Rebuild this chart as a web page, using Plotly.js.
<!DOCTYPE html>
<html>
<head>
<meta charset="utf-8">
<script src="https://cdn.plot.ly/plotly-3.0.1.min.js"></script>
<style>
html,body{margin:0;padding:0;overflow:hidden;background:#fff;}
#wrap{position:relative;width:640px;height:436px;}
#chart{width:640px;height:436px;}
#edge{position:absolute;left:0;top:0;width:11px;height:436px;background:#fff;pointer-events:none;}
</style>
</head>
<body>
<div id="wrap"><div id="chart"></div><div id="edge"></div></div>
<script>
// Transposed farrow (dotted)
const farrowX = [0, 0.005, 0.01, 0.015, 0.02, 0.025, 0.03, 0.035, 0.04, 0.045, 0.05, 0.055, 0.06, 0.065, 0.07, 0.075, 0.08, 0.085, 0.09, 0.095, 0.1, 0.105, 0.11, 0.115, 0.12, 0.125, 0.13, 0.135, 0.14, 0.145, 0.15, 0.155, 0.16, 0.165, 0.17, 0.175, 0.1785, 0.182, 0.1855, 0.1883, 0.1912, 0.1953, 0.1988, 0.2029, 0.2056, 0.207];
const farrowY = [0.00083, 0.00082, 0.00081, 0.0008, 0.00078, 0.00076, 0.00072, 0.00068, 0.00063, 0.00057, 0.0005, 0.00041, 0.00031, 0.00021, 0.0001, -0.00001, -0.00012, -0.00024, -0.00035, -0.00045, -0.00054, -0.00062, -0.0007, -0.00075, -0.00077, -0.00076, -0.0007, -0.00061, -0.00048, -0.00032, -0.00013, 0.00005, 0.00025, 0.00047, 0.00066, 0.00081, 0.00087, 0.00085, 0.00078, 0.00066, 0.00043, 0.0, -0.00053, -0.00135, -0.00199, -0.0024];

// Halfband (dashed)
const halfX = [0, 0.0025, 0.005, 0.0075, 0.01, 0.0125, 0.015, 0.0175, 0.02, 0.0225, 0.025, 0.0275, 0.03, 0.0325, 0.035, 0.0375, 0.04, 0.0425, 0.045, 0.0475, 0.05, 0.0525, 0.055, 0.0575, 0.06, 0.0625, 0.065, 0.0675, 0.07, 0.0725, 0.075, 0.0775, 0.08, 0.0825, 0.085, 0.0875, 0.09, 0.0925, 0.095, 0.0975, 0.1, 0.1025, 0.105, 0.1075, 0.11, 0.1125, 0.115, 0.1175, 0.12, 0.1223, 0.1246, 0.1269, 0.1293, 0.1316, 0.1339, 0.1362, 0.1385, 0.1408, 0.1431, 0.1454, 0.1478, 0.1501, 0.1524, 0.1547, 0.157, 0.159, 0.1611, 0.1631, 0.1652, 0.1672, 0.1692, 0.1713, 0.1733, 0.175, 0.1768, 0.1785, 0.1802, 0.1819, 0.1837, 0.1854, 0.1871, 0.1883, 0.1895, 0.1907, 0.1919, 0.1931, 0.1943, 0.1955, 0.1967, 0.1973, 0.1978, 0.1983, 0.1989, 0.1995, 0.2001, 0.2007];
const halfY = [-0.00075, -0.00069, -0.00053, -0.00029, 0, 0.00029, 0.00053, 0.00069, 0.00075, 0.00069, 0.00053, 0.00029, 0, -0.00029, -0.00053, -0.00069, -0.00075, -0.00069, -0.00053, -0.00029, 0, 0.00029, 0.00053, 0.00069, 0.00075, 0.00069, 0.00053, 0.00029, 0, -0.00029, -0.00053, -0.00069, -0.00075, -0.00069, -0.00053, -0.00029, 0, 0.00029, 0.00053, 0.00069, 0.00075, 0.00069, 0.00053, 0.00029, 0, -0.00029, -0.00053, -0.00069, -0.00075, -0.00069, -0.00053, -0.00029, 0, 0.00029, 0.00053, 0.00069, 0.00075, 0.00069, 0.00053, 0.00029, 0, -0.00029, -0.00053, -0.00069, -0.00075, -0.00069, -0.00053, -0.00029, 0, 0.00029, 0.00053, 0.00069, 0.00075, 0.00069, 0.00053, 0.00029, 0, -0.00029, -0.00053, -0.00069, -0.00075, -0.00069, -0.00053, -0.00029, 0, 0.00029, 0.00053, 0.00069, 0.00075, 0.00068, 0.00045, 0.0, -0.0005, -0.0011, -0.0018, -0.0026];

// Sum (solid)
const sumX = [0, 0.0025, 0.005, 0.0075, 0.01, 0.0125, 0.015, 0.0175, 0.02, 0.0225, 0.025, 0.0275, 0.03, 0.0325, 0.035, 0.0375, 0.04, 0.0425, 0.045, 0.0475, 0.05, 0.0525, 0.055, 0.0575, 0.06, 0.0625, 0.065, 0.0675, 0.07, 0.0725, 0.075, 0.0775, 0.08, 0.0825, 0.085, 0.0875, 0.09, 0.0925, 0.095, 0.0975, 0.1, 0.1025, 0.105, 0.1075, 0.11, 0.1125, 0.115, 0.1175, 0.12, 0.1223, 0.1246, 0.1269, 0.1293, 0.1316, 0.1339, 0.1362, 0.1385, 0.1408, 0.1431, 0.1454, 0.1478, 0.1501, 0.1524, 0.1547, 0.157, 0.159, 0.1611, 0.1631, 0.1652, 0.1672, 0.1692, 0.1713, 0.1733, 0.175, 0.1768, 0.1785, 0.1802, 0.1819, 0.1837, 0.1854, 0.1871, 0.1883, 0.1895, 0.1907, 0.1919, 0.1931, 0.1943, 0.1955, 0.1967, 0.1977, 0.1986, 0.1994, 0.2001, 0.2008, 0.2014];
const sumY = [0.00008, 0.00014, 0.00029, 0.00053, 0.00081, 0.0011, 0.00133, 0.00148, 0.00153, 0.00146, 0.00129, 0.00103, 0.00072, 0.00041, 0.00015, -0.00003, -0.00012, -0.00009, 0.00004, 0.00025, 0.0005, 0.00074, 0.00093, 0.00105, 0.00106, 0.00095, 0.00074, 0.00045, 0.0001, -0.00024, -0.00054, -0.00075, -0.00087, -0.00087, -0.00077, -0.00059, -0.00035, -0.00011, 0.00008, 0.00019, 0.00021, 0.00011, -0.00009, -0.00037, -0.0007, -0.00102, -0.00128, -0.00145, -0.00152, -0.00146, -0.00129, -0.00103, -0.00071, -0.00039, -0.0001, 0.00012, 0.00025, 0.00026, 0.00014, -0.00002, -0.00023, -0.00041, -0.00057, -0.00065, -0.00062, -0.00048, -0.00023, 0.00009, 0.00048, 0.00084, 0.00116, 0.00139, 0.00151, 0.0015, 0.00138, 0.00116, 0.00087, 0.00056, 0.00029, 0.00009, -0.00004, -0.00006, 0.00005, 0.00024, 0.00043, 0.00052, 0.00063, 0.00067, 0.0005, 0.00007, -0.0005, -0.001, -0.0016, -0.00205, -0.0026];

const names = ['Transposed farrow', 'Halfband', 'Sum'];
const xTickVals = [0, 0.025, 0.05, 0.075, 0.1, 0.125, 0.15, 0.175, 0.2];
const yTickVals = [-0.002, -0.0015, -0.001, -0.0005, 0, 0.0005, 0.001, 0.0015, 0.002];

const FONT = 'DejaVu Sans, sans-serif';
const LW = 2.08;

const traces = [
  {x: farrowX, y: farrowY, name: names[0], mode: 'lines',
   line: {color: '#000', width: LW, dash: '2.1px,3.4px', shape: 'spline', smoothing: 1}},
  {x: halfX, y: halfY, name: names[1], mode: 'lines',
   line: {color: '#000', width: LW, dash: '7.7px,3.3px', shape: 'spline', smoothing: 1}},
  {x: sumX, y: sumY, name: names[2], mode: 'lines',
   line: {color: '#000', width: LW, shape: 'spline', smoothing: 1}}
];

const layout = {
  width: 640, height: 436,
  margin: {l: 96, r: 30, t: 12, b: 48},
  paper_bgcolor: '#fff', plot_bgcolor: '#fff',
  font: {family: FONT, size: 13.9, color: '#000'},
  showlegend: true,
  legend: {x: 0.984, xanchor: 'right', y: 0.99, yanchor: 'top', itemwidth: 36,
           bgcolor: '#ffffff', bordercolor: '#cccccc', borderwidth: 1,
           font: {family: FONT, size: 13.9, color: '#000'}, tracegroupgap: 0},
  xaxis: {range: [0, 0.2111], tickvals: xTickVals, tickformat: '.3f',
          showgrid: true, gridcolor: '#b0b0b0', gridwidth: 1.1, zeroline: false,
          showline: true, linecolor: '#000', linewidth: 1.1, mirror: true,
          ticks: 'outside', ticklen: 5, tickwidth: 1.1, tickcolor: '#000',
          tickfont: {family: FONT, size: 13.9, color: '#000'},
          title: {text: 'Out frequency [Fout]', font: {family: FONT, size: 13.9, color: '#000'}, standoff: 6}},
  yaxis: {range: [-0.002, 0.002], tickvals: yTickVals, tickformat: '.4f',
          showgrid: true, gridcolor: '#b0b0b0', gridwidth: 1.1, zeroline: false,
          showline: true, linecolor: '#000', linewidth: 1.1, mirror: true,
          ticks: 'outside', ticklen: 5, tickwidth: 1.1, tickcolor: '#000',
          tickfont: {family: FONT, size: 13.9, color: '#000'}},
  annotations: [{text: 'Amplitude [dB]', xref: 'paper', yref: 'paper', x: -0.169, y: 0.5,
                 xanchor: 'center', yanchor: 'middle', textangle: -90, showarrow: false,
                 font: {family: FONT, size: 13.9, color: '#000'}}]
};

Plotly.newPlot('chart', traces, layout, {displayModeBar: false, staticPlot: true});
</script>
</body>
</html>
* * *
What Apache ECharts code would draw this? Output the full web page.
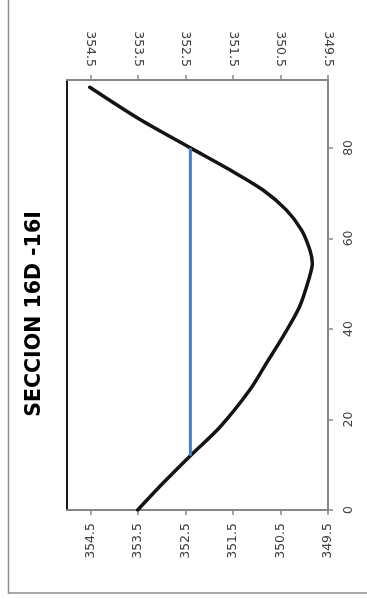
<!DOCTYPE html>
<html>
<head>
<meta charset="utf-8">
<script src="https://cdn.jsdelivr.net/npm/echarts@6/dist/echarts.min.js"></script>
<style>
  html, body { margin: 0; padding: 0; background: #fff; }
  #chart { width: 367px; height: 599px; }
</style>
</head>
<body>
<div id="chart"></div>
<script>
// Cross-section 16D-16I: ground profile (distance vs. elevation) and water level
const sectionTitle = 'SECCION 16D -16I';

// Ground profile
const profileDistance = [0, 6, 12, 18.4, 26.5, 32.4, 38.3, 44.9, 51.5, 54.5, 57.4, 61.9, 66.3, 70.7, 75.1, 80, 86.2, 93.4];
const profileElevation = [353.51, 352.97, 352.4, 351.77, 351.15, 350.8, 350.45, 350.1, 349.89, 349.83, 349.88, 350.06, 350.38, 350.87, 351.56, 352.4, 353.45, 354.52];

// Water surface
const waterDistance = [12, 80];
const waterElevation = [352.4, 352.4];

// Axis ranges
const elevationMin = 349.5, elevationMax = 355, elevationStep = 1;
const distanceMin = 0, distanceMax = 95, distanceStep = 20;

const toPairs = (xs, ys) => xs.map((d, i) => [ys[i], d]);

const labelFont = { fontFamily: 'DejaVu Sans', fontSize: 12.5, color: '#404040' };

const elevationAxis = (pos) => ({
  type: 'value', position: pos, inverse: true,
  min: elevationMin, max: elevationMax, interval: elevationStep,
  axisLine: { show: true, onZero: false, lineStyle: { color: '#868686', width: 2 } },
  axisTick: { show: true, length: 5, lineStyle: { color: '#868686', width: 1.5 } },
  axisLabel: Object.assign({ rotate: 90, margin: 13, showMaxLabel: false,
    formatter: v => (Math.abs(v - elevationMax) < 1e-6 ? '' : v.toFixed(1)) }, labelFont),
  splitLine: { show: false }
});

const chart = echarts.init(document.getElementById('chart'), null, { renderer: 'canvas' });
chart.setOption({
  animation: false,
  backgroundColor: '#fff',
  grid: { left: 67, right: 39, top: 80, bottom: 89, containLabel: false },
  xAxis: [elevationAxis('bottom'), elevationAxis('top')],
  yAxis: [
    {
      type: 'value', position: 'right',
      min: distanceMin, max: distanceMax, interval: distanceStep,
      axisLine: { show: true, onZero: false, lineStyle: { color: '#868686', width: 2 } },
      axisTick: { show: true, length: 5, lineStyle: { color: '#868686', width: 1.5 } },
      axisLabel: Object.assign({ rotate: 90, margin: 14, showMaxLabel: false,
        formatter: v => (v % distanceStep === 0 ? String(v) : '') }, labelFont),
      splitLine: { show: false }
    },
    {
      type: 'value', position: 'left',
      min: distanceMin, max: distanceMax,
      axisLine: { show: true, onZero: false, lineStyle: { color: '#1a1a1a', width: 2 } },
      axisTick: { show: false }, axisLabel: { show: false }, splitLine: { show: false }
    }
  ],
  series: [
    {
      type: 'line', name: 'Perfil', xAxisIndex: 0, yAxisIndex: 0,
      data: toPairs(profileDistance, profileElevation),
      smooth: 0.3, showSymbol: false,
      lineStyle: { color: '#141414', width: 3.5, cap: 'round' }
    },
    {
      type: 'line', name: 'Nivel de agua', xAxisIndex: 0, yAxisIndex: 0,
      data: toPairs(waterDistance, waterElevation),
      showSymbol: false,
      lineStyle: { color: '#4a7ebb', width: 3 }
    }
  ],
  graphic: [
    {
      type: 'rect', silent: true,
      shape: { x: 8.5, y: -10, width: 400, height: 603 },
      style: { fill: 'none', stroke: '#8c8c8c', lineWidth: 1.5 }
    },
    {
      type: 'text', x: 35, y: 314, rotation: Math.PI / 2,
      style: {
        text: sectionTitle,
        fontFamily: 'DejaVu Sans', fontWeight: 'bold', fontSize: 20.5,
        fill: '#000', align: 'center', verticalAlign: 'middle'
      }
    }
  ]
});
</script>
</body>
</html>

* Written instruction: Repeat exactly the part that opens with the line containing "What Apache ECharts" and closes with the line containing "const sectionTitle = 'SECCION 16D -16I';". Include both end lines, and drop the pictures.

* Result of this exercise:
What Apache ECharts code would draw this? Output the full web page.
<!DOCTYPE html>
<html>
<head>
<meta charset="utf-8">
<script src="https://cdn.jsdelivr.net/npm/echarts@6/dist/echarts.min.js"></script>
<style>
  html, body { margin: 0; padding: 0; background: #fff; }
  #chart { width: 367px; height: 599px; }
</style>
</head>
<body>
<div id="chart"></div>
<script>
// Cross-section 16D-16I: ground profile (distance vs. elevation) and water level
const sectionTitle = 'SECCION 16D -16I';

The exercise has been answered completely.